BRIEF: Without any pictures, restate the lines from the one containing "Clone this chart in seaborn and matplotlib." to the one containing "import pandas as pd", word for word, ends included.

Plotting code records:

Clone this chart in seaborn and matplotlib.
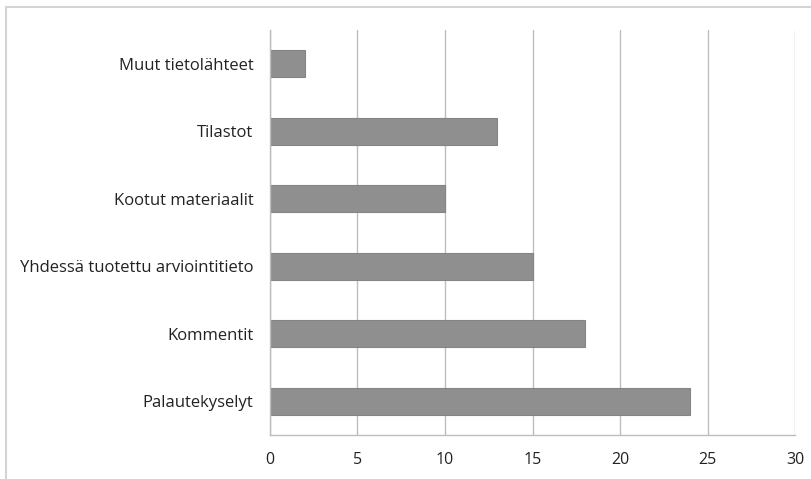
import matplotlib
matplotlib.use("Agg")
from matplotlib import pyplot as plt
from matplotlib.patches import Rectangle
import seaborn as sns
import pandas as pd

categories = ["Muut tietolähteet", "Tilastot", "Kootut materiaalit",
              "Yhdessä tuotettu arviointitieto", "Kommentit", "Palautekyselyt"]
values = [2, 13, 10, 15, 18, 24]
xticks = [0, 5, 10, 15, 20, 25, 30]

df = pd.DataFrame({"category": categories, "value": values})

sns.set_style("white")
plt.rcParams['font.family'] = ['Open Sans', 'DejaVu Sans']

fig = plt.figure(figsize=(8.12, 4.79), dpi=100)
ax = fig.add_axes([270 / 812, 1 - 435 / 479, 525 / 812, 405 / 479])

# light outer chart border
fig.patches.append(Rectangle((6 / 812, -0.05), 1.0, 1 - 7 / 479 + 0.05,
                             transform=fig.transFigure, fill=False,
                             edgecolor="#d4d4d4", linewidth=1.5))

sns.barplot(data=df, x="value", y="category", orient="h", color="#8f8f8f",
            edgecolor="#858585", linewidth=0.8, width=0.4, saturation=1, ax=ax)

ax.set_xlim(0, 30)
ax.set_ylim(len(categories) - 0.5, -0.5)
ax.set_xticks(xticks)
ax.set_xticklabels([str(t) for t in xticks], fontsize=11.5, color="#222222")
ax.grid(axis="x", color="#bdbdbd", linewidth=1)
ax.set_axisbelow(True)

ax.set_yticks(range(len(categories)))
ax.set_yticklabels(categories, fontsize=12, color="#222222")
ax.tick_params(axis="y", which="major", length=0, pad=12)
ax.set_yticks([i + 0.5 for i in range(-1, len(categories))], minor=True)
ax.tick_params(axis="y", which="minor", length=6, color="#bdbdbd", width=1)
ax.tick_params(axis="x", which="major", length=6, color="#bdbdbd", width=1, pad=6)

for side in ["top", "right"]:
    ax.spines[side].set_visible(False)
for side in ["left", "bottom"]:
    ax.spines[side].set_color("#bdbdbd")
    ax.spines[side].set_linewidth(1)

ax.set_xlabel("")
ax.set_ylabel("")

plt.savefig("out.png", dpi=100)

...

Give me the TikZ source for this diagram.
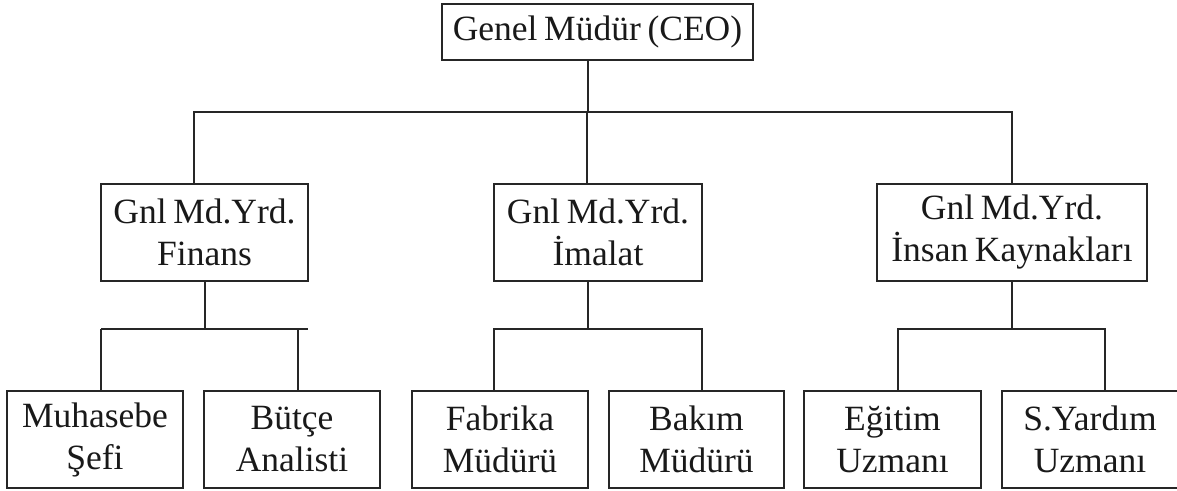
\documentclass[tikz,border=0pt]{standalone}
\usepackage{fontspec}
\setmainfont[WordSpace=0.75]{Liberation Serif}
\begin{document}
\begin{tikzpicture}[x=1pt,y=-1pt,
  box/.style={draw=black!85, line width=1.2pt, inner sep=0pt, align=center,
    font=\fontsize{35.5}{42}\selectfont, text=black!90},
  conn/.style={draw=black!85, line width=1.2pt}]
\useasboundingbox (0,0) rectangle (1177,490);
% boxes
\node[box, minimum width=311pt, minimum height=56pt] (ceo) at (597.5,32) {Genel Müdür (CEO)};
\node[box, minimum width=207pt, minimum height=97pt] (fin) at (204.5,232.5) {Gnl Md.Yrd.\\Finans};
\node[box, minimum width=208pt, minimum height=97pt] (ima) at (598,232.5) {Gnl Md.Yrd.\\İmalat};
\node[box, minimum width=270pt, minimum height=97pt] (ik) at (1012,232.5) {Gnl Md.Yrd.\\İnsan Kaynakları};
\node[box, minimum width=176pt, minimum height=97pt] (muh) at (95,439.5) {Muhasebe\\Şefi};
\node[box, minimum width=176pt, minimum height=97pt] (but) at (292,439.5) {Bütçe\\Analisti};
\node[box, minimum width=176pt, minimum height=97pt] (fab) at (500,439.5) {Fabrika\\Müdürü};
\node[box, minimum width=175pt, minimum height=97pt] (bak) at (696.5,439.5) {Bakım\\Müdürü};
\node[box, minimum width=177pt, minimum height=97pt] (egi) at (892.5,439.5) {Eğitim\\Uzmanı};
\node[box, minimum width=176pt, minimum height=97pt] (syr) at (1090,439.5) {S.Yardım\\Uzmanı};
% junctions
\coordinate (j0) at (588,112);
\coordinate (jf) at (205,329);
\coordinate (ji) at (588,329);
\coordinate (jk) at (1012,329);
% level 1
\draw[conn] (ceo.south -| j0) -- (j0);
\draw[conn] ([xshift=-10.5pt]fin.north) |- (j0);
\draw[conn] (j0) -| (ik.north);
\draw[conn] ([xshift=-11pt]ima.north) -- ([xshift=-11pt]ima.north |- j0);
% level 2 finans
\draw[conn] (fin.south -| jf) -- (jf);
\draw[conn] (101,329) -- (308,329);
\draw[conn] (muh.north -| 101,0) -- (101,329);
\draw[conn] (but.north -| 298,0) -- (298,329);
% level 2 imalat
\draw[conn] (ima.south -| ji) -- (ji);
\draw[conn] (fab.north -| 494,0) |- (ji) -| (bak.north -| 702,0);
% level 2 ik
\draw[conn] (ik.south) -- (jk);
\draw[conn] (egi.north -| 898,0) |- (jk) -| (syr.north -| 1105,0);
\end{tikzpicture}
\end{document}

---

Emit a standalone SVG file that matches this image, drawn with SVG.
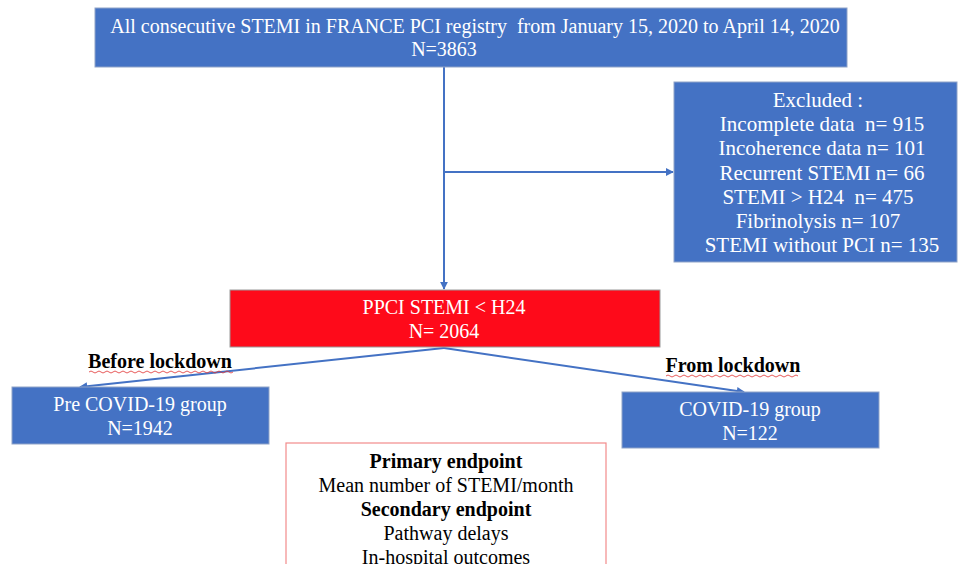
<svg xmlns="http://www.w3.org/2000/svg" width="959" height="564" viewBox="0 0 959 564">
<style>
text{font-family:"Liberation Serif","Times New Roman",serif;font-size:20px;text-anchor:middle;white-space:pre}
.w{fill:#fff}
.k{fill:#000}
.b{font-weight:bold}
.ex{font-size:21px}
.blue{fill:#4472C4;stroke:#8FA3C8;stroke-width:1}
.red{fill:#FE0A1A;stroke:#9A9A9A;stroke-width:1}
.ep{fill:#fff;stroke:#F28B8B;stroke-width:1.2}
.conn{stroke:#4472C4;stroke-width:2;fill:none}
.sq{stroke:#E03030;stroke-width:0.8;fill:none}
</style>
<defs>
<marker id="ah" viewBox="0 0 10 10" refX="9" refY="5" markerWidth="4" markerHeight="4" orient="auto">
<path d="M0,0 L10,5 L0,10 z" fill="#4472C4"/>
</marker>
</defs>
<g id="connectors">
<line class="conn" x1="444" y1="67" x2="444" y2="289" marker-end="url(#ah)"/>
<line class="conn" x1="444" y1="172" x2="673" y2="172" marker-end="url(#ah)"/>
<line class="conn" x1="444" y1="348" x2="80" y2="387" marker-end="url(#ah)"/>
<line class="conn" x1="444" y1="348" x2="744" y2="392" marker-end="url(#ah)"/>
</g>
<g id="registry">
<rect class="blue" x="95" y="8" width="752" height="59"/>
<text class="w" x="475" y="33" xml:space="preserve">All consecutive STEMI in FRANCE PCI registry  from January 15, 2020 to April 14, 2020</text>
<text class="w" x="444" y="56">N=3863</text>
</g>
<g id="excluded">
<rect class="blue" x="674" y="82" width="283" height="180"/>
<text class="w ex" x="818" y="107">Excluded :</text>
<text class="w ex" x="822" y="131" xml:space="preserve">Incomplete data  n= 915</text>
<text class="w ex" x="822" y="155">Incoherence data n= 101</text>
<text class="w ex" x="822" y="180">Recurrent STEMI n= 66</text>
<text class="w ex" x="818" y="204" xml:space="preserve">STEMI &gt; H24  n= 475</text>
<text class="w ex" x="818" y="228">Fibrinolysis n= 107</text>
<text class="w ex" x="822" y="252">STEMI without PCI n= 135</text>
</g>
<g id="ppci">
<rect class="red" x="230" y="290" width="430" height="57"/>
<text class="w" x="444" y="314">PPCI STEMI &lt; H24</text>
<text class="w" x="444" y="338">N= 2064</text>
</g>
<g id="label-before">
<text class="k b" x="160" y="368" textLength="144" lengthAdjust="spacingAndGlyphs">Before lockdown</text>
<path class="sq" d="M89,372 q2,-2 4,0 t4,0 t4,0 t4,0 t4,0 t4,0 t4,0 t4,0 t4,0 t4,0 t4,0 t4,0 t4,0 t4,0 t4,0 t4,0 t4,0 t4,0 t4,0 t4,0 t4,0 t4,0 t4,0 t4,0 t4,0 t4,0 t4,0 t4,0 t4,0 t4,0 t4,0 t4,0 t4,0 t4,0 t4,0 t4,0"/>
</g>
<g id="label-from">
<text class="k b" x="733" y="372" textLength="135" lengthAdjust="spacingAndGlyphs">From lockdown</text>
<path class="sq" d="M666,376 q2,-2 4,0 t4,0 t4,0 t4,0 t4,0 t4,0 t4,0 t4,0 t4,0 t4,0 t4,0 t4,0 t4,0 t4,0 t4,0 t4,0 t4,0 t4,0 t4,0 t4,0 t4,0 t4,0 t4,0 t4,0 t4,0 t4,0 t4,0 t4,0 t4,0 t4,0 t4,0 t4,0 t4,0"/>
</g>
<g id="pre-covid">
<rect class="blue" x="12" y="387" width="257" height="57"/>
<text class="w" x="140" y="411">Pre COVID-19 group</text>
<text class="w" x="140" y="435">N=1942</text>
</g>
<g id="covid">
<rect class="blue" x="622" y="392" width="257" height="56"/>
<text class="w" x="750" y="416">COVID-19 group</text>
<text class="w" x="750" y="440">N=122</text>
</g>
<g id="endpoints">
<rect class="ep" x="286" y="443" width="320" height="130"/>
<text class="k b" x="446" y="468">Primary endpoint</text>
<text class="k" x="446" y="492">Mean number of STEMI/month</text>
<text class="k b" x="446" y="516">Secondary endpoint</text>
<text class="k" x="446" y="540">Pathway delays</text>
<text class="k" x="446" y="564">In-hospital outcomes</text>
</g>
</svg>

EXERCISE SOLUTION:
Clone this chart in seaborn and matplotlib.
import matplotlib
matplotlib.use("Agg")
from matplotlib import pyplot as plt
from matplotlib.patches import Rectangle
import seaborn as sns
import pandas as pd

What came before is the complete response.